As described above, in the welding step ST104 according to the present embodiment, the edge 113 is preferably welded over the entire circumference.

As described above, the manufacturing process of the cooling device according to the present embodiment includes a step of press-molding the front side portion 11a and the back side portion 11b of the exterior portion 11 and the deformation suppressing portion 12 with respect to the metal plate M, and a step of accommodating the deformation suppressing portion 12 in the exterior portion 11 by bending the press-molded metal plate M at the boundary P2 between the front side portion 11a and the deformation suppressing portion 12 and the boundary PI between the back side portion 11b and the deformation suppressing portion 12.

According to such a configuration, in the method of manufacturing the cooling device according to the present embodiment, the exterior portion 11 and the deformation suppressing portion 12 of the cooling device 1 can be formed by processing one metal plate. As a result, the manufacturing method of the cooling device according to the present embodiment can suppress the manufacturing cost of the cooling device 1.

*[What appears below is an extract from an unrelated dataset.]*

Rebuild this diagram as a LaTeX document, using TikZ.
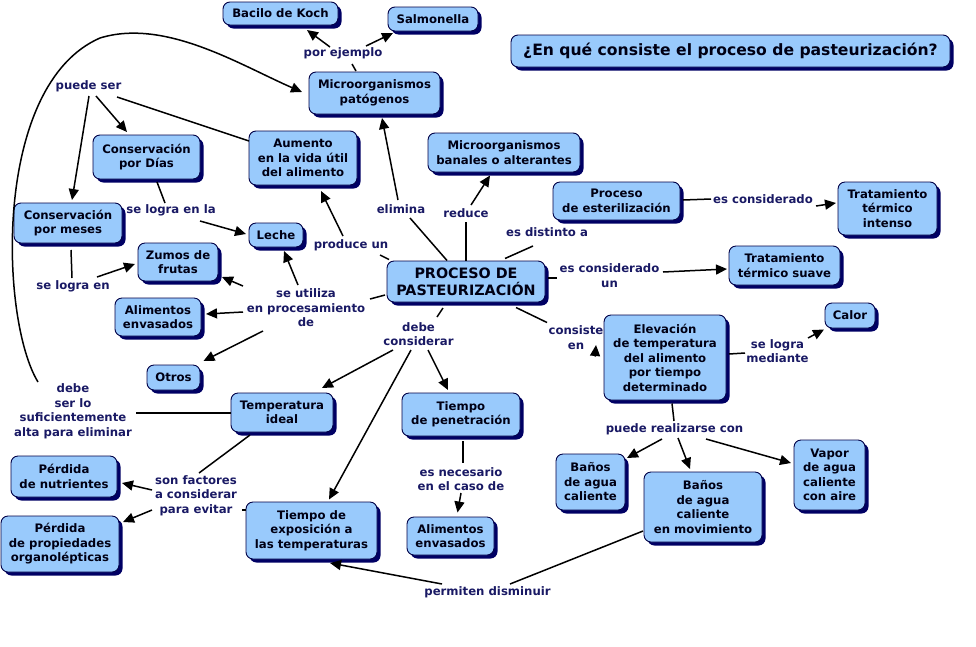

Further, in the method for manufacturing a cooling device according to the present embodiment, the press-forming step includes a first press-forming step and a second press-forming step. In the second press-forming step, the mold used in the first press step is used.

According to such a configuration, the manufacturing method of the cooling device according to the present embodiment can simplify the configuration of the mold used for press molding. As a result, the manufacturing method of the cooling device according to the present disclosure can further reduce the manufacturing cost of the cooling device 1.

Although the present disclosure has been described with reference to the above embodiments, it is to be understood that the disclosure is not limited only to the configuration of the above embodiments, but also includes various modifications, modifications, and combinations that may be made by a person skilled in the art within the scope of the claimed disclosure of the claims of the present application.